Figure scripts
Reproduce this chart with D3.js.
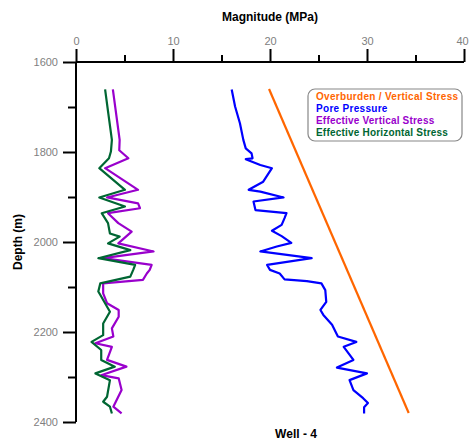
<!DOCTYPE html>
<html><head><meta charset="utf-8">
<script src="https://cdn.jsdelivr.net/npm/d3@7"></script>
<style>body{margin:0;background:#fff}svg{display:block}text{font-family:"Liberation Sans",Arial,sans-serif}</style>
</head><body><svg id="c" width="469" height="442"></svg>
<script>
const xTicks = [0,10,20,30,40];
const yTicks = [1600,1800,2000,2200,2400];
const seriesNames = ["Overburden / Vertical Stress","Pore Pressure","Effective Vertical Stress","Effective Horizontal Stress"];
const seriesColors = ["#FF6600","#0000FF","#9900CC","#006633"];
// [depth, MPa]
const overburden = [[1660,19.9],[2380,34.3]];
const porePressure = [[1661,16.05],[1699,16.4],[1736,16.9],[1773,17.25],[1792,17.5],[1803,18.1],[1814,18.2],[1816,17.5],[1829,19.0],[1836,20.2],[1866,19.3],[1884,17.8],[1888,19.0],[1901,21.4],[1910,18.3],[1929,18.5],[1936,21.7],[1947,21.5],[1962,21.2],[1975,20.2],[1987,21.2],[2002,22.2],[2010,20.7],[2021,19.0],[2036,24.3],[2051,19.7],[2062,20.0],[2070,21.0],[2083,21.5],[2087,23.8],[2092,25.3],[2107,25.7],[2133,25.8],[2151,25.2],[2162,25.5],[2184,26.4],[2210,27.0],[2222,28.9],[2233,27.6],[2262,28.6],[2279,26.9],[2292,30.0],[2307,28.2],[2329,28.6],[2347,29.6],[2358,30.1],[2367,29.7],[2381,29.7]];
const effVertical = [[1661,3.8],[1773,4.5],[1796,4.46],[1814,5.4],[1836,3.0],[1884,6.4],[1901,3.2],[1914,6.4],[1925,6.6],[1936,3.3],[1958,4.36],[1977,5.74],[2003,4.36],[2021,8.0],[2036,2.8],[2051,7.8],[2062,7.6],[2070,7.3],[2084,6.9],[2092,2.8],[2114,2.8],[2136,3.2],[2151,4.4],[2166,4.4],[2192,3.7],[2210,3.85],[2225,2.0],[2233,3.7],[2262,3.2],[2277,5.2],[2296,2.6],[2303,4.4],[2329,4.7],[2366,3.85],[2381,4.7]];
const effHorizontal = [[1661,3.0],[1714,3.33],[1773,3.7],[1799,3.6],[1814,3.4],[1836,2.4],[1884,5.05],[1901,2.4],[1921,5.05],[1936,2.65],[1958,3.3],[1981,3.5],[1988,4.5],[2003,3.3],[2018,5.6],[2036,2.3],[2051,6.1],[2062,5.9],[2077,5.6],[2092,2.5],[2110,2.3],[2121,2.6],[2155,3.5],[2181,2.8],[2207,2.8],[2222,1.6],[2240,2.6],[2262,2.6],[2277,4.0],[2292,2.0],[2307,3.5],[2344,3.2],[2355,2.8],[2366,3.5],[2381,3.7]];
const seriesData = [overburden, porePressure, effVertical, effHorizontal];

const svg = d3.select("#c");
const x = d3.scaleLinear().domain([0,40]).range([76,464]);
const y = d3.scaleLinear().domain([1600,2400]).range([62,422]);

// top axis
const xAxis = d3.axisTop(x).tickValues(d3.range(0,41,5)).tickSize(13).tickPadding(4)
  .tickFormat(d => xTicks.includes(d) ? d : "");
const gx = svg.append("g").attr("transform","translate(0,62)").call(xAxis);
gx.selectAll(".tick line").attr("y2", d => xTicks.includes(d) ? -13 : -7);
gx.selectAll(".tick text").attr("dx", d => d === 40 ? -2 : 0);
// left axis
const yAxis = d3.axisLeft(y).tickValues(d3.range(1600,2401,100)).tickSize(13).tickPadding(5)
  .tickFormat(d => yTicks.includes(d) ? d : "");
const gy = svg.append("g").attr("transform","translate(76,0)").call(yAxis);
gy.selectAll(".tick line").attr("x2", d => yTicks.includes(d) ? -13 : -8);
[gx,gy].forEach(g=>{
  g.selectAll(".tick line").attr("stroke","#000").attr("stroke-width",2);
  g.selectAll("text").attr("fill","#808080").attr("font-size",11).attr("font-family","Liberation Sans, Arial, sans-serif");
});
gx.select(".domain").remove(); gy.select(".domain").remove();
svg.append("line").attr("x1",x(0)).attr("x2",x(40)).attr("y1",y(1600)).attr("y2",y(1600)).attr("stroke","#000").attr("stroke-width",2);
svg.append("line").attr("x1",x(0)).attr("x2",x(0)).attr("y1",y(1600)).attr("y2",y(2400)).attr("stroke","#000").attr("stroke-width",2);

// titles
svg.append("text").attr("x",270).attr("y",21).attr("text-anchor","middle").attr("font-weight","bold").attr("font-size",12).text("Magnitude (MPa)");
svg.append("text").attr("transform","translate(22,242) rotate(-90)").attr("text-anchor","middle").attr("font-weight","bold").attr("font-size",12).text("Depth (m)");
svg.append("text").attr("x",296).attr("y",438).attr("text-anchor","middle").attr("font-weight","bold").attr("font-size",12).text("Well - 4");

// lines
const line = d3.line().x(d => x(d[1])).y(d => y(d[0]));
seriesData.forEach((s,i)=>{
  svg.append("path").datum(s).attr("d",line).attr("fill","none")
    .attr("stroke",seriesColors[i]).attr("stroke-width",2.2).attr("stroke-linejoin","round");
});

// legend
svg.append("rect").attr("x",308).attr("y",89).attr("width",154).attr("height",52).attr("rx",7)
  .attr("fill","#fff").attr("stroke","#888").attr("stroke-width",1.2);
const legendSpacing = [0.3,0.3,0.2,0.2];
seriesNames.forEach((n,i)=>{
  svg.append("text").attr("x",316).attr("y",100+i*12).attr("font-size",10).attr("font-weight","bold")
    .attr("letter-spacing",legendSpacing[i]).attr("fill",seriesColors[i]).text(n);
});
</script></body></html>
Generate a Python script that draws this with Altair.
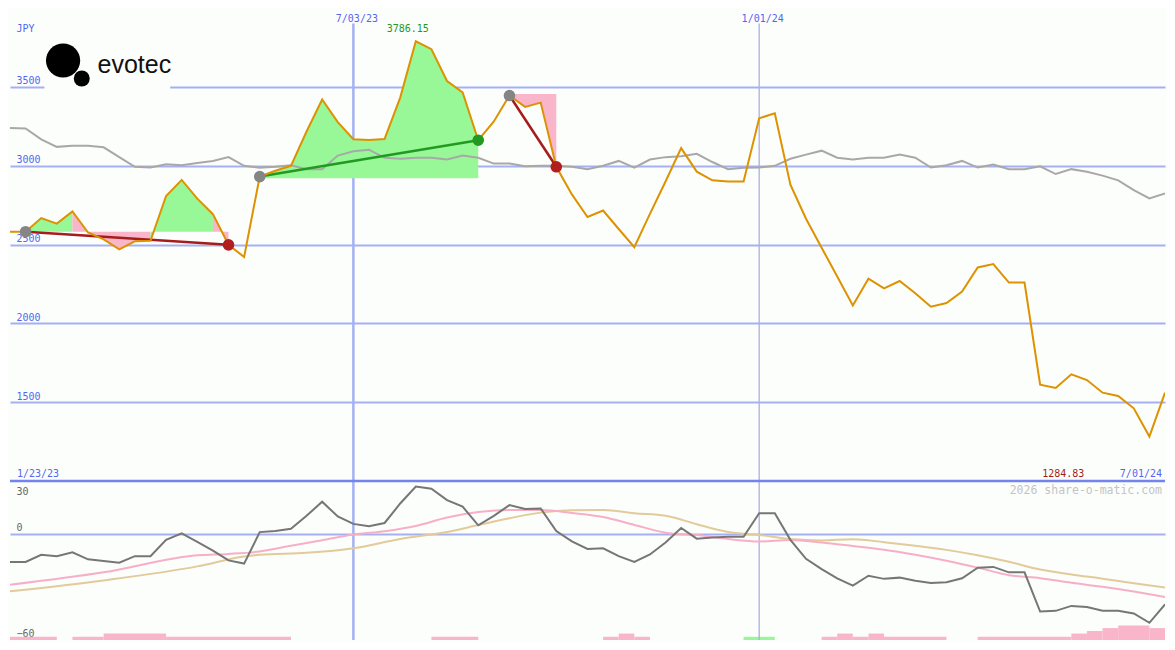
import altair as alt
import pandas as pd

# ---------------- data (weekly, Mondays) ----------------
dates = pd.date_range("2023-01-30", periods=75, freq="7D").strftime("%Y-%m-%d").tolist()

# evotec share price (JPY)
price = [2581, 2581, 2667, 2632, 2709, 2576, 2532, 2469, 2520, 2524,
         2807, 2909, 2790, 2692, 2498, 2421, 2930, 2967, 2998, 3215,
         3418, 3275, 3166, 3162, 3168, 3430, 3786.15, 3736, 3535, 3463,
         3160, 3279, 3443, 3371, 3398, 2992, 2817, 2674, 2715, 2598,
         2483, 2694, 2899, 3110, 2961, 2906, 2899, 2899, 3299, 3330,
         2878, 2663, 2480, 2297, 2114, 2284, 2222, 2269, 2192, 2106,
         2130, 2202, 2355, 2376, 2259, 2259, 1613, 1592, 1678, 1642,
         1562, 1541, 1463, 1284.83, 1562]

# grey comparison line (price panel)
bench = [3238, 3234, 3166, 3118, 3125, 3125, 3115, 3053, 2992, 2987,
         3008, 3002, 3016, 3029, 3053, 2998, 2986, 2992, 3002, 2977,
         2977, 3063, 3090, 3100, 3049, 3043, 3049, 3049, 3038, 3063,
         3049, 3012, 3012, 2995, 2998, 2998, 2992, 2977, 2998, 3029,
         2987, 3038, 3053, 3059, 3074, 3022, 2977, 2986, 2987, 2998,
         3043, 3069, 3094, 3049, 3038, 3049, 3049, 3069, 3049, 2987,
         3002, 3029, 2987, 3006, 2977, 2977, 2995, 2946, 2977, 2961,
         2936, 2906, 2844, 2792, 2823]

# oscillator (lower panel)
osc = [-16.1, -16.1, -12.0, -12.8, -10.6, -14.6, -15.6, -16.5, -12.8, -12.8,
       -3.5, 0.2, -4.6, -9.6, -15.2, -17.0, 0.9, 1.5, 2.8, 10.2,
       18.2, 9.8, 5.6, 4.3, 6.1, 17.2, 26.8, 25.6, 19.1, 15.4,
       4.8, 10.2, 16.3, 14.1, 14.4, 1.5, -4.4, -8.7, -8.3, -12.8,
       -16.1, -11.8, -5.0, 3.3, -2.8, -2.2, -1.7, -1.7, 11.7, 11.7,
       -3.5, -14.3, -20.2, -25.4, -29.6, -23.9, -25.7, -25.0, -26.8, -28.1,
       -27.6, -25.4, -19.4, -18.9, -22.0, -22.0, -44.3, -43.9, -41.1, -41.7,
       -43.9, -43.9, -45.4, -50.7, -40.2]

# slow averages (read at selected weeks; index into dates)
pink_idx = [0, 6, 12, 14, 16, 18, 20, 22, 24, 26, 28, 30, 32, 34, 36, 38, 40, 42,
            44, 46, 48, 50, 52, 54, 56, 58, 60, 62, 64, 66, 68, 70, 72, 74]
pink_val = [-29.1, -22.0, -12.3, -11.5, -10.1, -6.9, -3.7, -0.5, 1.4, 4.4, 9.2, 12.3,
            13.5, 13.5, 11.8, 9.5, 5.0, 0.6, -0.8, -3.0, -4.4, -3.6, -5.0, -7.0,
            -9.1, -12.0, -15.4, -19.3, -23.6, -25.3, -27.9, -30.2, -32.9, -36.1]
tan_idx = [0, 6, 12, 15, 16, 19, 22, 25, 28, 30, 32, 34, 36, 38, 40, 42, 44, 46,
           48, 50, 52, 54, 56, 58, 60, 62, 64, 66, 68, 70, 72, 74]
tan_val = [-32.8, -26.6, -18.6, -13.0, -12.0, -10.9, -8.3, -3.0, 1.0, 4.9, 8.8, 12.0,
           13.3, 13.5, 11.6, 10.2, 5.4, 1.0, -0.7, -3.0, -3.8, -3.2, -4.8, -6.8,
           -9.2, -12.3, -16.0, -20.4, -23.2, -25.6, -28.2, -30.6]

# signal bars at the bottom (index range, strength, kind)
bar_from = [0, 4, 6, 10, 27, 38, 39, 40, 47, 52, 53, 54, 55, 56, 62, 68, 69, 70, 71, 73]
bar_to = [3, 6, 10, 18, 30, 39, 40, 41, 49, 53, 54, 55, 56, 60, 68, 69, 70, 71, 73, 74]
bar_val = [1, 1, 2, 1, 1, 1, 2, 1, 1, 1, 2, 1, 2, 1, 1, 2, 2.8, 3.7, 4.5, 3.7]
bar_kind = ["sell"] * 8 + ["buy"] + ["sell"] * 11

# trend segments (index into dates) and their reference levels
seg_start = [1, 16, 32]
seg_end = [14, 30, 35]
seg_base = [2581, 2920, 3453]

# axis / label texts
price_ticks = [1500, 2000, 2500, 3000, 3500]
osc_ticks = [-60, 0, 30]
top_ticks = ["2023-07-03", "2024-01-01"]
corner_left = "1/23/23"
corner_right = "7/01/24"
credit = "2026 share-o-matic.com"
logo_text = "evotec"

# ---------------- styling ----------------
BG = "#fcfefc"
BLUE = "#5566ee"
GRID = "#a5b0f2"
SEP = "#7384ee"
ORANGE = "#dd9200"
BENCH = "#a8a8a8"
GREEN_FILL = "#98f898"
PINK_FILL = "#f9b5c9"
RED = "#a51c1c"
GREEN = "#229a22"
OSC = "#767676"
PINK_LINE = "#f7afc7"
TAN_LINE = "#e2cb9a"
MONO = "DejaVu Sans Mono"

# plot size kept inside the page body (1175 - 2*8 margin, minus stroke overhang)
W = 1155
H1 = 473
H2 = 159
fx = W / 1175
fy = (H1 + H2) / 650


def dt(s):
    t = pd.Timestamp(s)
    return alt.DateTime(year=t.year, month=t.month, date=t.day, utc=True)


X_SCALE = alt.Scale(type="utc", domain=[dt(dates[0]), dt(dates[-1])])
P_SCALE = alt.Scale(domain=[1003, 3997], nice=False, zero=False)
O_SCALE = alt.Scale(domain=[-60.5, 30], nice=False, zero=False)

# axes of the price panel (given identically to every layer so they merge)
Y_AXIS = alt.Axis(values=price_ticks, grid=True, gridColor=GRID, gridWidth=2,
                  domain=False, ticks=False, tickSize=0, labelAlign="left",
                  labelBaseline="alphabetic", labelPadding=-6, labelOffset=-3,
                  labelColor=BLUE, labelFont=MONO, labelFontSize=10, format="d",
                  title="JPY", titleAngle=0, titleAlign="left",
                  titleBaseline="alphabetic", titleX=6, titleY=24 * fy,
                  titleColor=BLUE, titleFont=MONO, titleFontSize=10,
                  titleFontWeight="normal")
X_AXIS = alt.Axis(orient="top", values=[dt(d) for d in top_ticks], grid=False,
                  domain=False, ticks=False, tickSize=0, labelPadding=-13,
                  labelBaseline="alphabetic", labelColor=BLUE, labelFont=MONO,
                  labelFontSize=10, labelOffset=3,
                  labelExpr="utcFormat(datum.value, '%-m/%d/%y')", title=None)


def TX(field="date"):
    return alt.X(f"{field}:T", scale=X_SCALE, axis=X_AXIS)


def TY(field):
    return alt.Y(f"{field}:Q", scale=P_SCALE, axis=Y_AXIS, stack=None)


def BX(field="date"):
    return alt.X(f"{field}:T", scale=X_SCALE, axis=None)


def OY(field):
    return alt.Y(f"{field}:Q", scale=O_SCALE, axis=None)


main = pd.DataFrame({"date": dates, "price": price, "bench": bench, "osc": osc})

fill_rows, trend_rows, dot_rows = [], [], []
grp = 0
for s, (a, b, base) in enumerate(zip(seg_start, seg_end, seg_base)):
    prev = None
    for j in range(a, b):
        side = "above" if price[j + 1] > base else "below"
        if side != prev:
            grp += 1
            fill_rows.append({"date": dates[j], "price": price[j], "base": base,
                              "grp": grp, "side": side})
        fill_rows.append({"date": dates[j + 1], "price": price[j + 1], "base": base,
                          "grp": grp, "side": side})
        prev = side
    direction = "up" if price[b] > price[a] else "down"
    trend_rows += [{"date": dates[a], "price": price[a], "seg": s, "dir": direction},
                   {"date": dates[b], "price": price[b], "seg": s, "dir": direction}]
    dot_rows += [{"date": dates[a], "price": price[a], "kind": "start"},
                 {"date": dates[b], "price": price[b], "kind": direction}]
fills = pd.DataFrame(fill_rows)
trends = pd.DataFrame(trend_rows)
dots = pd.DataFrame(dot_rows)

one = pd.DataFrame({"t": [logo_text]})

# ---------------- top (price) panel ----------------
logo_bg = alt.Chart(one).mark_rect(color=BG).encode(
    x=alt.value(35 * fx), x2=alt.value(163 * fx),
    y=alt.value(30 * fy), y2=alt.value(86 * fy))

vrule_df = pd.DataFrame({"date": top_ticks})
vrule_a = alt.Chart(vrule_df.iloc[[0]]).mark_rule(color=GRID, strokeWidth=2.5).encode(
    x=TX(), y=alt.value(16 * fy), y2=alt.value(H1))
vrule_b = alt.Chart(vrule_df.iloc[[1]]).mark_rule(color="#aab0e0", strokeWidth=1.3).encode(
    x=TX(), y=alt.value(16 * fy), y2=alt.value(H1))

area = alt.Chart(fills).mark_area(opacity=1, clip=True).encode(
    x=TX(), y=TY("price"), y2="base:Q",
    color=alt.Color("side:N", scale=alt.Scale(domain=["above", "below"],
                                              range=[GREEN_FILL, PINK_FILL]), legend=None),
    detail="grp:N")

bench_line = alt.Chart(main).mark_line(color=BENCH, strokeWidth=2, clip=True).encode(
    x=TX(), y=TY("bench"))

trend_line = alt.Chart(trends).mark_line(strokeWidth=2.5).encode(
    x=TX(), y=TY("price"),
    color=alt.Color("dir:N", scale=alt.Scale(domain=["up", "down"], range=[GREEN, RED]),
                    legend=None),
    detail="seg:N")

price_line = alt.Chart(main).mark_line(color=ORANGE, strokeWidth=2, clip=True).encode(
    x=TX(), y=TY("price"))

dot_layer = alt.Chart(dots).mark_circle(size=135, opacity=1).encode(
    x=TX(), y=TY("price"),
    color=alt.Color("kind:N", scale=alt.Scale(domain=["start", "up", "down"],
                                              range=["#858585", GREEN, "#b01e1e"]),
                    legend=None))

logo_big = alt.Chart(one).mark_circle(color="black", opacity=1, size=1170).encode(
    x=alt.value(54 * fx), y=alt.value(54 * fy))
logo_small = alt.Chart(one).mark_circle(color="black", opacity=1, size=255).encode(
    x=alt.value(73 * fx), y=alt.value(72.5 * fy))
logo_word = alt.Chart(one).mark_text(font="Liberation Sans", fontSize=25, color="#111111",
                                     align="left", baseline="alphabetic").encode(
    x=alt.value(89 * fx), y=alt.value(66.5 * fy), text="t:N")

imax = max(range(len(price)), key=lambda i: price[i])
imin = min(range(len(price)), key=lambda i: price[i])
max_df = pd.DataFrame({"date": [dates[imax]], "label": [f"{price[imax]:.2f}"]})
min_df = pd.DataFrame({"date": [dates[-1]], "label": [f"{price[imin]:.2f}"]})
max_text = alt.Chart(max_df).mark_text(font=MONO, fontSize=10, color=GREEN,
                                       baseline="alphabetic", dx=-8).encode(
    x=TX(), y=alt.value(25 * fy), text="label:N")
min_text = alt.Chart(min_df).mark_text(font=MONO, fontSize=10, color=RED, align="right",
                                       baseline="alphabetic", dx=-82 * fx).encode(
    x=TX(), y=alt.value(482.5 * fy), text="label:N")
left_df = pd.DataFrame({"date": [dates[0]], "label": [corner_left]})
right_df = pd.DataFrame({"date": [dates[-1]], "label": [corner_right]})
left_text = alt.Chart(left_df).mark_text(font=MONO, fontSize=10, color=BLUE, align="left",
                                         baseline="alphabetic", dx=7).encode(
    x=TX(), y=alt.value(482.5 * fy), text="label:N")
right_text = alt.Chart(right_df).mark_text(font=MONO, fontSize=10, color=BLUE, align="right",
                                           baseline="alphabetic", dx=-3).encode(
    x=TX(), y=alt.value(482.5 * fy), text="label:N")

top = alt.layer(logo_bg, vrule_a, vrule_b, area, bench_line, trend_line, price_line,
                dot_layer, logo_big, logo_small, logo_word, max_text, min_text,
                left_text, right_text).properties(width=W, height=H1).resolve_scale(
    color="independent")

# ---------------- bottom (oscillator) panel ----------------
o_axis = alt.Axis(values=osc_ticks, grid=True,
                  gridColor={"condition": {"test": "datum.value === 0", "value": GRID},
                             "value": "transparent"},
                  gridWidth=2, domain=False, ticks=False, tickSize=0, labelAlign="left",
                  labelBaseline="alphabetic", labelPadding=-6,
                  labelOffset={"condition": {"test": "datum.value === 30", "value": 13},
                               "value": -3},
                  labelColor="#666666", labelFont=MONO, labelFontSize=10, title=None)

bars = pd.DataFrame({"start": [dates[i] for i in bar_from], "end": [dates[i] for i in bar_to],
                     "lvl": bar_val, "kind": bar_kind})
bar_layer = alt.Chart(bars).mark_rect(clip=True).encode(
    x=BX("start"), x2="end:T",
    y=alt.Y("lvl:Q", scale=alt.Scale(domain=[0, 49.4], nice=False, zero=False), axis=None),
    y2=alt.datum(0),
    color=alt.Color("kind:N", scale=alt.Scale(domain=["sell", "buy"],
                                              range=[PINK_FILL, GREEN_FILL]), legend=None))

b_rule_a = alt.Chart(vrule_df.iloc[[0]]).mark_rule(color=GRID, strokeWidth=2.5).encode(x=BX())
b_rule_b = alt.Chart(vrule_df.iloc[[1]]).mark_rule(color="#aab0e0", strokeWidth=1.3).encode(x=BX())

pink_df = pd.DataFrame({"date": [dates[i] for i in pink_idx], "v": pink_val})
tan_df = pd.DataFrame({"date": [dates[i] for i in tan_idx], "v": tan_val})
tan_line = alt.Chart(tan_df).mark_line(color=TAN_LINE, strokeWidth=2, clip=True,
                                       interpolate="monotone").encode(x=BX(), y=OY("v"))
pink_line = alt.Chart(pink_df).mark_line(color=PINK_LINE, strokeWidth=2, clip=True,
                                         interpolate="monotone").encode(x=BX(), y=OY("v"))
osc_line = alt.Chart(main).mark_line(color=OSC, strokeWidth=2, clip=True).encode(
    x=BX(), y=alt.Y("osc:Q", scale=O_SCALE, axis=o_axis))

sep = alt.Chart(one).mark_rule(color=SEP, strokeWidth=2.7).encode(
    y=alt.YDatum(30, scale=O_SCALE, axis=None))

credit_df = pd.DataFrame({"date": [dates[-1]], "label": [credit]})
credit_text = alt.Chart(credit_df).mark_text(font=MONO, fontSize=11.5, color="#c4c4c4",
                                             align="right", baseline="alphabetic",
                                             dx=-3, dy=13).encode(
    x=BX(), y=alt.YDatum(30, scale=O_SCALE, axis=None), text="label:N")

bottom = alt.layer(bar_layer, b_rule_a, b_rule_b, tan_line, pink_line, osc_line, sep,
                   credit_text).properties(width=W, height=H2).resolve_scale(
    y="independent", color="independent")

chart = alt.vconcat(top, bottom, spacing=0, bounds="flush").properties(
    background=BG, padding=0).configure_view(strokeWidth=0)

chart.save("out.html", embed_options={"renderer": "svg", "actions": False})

YOUR OBJECTIVE ▸ Return all lines of the material above in which the word "this" occurs.

CORRECT RESPONSE ▸
Reproduce this chart with D3.js.
Generate a Python script that draws this with Altair.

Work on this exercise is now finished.